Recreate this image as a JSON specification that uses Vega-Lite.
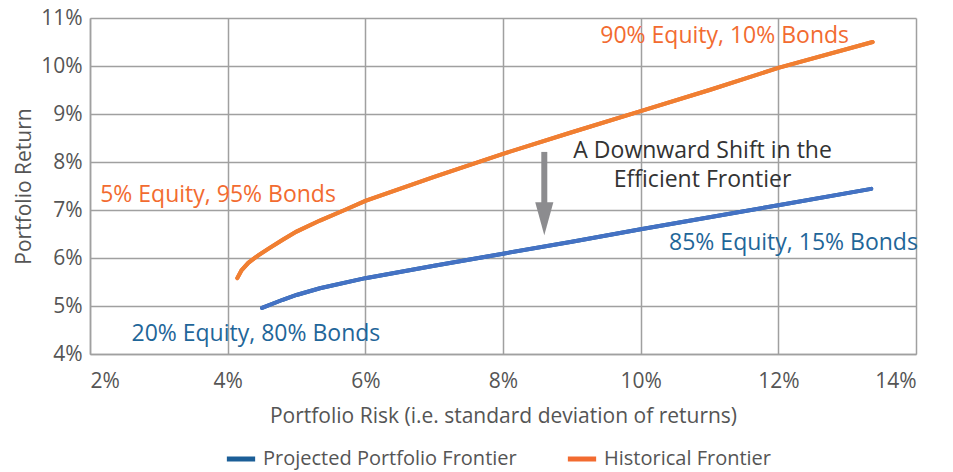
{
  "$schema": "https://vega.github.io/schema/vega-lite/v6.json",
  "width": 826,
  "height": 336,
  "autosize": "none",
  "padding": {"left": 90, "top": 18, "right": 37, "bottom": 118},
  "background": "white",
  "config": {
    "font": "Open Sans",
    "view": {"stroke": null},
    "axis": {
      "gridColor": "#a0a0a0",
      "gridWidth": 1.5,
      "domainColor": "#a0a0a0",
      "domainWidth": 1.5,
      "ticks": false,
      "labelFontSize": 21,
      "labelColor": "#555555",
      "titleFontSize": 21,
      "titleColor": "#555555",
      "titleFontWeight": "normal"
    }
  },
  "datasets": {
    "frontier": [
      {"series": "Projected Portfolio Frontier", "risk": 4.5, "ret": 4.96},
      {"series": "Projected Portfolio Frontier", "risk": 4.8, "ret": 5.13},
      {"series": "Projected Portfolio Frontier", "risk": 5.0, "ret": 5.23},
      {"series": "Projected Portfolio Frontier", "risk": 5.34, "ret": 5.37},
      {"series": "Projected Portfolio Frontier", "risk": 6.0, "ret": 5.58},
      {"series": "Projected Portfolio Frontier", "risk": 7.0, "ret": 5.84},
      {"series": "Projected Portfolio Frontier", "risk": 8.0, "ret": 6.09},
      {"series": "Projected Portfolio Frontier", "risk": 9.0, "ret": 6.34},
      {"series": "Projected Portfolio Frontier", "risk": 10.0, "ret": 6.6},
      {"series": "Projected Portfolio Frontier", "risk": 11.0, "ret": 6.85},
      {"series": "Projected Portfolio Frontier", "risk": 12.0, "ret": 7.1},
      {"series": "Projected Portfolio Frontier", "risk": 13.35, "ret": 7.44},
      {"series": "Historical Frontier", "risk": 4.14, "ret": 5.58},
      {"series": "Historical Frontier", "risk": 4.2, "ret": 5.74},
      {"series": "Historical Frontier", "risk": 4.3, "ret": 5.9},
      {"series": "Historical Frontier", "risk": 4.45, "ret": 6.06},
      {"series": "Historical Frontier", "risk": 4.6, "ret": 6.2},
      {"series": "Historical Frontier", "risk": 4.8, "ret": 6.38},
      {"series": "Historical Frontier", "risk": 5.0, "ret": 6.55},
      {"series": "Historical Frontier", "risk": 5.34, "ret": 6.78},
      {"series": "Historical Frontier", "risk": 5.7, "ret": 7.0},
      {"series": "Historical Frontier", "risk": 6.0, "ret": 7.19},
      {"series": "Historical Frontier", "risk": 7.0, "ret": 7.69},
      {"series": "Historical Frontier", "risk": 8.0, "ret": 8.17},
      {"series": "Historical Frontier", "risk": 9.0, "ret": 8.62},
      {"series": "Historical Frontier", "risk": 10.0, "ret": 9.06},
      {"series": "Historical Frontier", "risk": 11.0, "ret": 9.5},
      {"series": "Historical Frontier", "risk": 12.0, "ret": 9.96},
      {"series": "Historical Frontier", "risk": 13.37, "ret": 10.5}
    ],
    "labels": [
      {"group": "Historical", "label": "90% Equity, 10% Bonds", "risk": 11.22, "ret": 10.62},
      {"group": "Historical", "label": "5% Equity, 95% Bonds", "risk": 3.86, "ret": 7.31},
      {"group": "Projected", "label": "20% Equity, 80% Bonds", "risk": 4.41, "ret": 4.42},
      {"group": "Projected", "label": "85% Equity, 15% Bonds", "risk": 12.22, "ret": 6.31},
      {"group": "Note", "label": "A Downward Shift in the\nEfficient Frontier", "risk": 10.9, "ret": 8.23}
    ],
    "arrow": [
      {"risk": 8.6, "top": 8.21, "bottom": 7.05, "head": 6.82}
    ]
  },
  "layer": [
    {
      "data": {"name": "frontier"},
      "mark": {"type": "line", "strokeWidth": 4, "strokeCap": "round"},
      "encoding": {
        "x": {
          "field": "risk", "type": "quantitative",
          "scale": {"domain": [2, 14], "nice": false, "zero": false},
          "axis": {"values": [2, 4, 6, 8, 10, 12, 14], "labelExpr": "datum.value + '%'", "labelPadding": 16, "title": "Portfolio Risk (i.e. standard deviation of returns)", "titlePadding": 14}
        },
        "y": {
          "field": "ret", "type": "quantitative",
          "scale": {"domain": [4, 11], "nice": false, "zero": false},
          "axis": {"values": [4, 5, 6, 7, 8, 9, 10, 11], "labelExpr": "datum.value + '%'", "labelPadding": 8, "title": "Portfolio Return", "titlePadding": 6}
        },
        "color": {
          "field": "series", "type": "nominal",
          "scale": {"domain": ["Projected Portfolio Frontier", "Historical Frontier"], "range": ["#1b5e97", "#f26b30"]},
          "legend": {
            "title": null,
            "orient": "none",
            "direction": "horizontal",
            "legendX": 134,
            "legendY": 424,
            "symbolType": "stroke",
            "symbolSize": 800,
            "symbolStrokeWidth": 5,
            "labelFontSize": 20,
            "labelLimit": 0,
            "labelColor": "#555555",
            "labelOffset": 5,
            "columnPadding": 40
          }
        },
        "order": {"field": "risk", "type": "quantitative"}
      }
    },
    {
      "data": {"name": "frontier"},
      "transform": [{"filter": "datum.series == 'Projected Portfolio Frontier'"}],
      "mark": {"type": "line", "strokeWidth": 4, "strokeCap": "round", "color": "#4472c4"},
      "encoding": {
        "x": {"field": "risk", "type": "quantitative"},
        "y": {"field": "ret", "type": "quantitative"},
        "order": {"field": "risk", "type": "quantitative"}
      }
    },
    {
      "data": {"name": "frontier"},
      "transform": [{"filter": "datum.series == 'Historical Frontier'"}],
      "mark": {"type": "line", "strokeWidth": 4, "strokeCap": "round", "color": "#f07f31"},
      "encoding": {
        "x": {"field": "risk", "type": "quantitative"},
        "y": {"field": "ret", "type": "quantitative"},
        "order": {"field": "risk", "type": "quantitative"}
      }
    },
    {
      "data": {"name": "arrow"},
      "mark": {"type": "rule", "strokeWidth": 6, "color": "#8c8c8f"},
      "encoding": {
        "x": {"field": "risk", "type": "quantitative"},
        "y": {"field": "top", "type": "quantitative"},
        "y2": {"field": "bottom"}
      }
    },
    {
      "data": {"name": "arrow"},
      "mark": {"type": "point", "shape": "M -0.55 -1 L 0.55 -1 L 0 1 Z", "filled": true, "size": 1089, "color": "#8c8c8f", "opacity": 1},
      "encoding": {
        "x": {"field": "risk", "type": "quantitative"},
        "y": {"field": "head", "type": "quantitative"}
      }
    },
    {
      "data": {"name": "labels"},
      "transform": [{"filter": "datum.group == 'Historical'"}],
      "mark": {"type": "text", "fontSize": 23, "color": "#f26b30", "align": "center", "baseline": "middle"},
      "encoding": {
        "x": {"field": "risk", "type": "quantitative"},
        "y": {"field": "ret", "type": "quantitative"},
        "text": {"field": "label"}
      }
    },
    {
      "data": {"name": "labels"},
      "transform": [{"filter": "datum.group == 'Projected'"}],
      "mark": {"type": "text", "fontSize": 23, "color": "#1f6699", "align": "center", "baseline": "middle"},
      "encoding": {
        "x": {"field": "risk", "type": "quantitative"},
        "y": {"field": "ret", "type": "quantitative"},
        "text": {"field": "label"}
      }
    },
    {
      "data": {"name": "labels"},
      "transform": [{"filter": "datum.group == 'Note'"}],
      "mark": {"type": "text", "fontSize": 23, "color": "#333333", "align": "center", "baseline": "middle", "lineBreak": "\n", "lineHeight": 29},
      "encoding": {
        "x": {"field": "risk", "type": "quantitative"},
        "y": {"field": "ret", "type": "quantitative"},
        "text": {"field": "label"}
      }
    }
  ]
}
──────────────────────────────
## What is being asked
Make an exact copy of the data, leaving its pictures out.

## Correct result
Recreate this image as a JSON specification that uses Vega-Lite.
{
  "$schema": "https://vega.github.io/schema/vega-lite/v6.json",
  "width": 826,
  "height": 336,
  "autosize": "none",
  "padding": {"left": 90, "top": 18, "right": 37, "bottom": 118},
  "background": "white",
  "config": {
    "font": "Open Sans",
    "view": {"stroke": null},
    "axis": {
      "gridColor": "#a0a0a0",
      "gridWidth": 1.5,
      "domainColor": "#a0a0a0",
      "domainWidth": 1.5,
      "ticks": false,
      "labelFontSize": 21,
      "labelColor": "#555555",
      "titleFontSize": 21,
      "titleColor": "#555555",
      "titleFontWeight": "normal"
    }
  },
  "datasets": {
    "frontier": [
      {"series": "Projected Portfolio Frontier", "risk": 4.5, "ret": 4.96},
      {"series": "Projected Portfolio Frontier", "risk": 4.8, "ret": 5.13},
      {"series": "Projected Portfolio Frontier", "risk": 5.0, "ret": 5.23},
      {"series": "Projected Portfolio Frontier", "risk": 5.34, "ret": 5.37},
      {"series": "Projected Portfolio Frontier", "risk": 6.0, "ret": 5.58},
      {"series": "Projected Portfolio Frontier", "risk": 7.0, "ret": 5.84},
      {"series": "Projected Portfolio Frontier", "risk": 8.0, "ret": 6.09},
      {"series": "Projected Portfolio Frontier", "risk": 9.0, "ret": 6.34},
      {"series": "Projected Portfolio Frontier", "risk": 10.0, "ret": 6.6},
      {"series": "Projected Portfolio Frontier", "risk": 11.0, "ret": 6.85},
      {"series": "Projected Portfolio Frontier", "risk": 12.0, "ret": 7.1},
      {"series": "Projected Portfolio Frontier", "risk": 13.35, "ret": 7.44},
      {"series": "Historical Frontier", "risk": 4.14, "ret": 5.58},
      {"series": "Historical Frontier", "risk": 4.2, "ret": 5.74},
      {"series": "Historical Frontier", "risk": 4.3, "ret": 5.9},
      {"series": "Historical Frontier", "risk": 4.45, "ret": 6.06},
      {"series": "Historical Frontier", "risk": 4.6, "ret": 6.2},
      {"series": "Historical Frontier", "risk": 4.8, "ret": 6.38},
      {"series": "Historical Frontier", "risk": 5.0, "ret": 6.55},
      {"series": "Historical Frontier", "risk": 5.34, "ret": 6.78},
      {"series": "Historical Frontier", "risk": 5.7, "ret": 7.0},
      {"series": "Historical Frontier", "risk": 6.0, "ret": 7.19},
      {"series": "Historical Frontier", "risk": 7.0, "ret": 7.69},
      {"series": "Historical Frontier", "risk": 8.0, "ret": 8.17},
      {"series": "Historical Frontier", "risk": 9.0, "ret": 8.62},
      {"series": "Historical Frontier", "risk": 10.0, "ret": 9.06},
      {"series": "Historical Frontier", "risk": 11.0, "ret": 9.5},
      {"series": "Historical Frontier", "risk": 12.0, "ret": 9.96},
      {"series": "Historical Frontier", "risk": 13.37, "ret": 10.5}
    ],
    "labels": [
      {"group": "Historical", "label": "90% Equity, 10% Bonds", "risk": 11.22, "ret": 10.62},
      {"group": "Historical", "label": "5% Equity, 95% Bonds", "risk": 3.86, "ret": 7.31},
      {"group": "Projected", "label": "20% Equity, 80% Bonds", "risk": 4.41, "ret": 4.42},
      {"group": "Projected", "label": "85% Equity, 15% Bonds", "risk": 12.22, "ret": 6.31},
      {"group": "Note", "label": "A Downward Shift in the\nEfficient Frontier", "risk": 10.9, "ret": 8.23}
    ],
    "arrow": [
      {"risk": 8.6, "top": 8.21, "bottom": 7.05, "head": 6.82}
    ]
  },
  "layer": [
    {
      "data": {"name": "frontier"},
      "mark": {"type": "line", "strokeWidth": 4, "strokeCap": "round"},
      "encoding": {
        "x": {
          "field": "risk", "type": "quantitative",
          "scale": {"domain": [2, 14], "nice": false, "zero": false},
          "axis": {"values": [2, 4, 6, 8, 10, 12, 14], "labelExpr": "datum.value + '%'", "labelPadding": 16, "title": "Portfolio Risk (i.e. standard deviation of returns)", "titlePadding": 14}
        },
        "y": {
          "field": "ret", "type": "quantitative",
          "scale": {"domain": [4, 11], "nice": false, "zero": false},
          "axis": {"values": [4, 5, 6, 7, 8, 9, 10, 11], "labelExpr": "datum.value + '%'", "labelPadding": 8, "title": "Portfolio Return", "titlePadding": 6}
        },
        "color": {
          "field": "series", "type": "nominal",
          "scale": {"domain": ["Projected Portfolio Frontier", "Historical Frontier"], "range": ["#1b5e97", "#f26b30"]},
          "legend": {
            "title": null,
            "orient": "none",
            "direction": "horizontal",
            "legendX": 134,
            "legendY": 424,
            "symbolType": "stroke",
            "symbolSize": 800,
            "symbolStrokeWidth": 5,
            "labelFontSize": 20,
            "labelLimit": 0,
            "labelColor": "#555555",
            "labelOffset": 5,
            "columnPadding": 40
          }
        },
        "order": {"field": "risk", "type": "quantitative"}
      }
    },
    {
      "data": {"name": "frontier"},
      "transform": [{"filter": "datum.series == 'Projected Portfolio Frontier'"}],
      "mark": {"type": "line", "strokeWidth": 4, "strokeCap": "round", "color": "#4472c4"},
      "encoding": {
        "x": {"field": "risk", "type": "quantitative"},
        "y": {"field": "ret", "type": "quantitative"},
        "order": {"field": "risk", "type": "quantitative"}
      }
    },
    {
      "data": {"name": "frontier"},
      "transform": [{"filter": "datum.series == 'Historical Frontier'"}],
      "mark": {"type": "line", "strokeWidth": 4, "strokeCap": "round", "color": "#f07f31"},
      "encoding": {
        "x": {"field": "risk", "type": "quantitative"},
        "y": {"field": "ret", "type": "quantitative"},
        "order": {"field": "risk", "type": "quantitative"}
      }
    },
    {
      "data": {"name": "arrow"},
      "mark": {"type": "rule", "strokeWidth": 6, "color": "#8c8c8f"},
      "encoding": {
        "x": {"field": "risk", "type": "quantitative"},
        "y": {"field": "top", "type": "quantitative"},
        "y2": {"field": "bottom"}
      }
    },
    {
      "data": {"name": "arrow"},
      "mark": {"type": "point", "shape": "M -0.55 -1 L 0.55 -1 L 0 1 Z", "filled": true, "size": 1089, "color": "#8c8c8f", "opacity": 1},
      "encoding": {
        "x": {"field": "risk", "type": "quantitative"},
        "y": {"field": "head", "type": "quantitative"}
      }
    },
    {
      "data": {"name": "labels"},
      "transform": [{"filter": "datum.group == 'Historical'"}],
      "mark": {"type": "text", "fontSize": 23, "color": "#f26b30", "align": "center", "baseline": "middle"},
      "encoding": {
        "x": {"field": "risk", "type": "quantitative"},
        "y": {"field": "ret", "type": "quantitative"},
        "text": {"field": "label"}
      }
    },
    {
      "data": {"name": "labels"},
      "transform": [{"filter": "datum.group == 'Projected'"}],
      "mark": {"type": "text", "fontSize": 23, "color": "#1f6699", "align": "center", "baseline": "middle"},
      "encoding": {
        "x": {"field": "risk", "type": "quantitative"},
        "y": {"field": "ret", "type": "quantitative"},
        "text": {"field": "label"}
      }
    },
    {
      "data": {"name": "labels"},
      "transform": [{"filter": "datum.group == 'Note'"}],
      "mark": {"type": "text", "fontSize": 23, "color": "#333333", "align": "center", "baseline": "middle", "lineBreak": "\n", "lineHeight": 29},
      "encoding": {
        "x": {"field": "risk", "type": "quantitative"},
        "y": {"field": "ret", "type": "quantitative"},
        "text": {"field": "label"}
      }
    }
  ]
}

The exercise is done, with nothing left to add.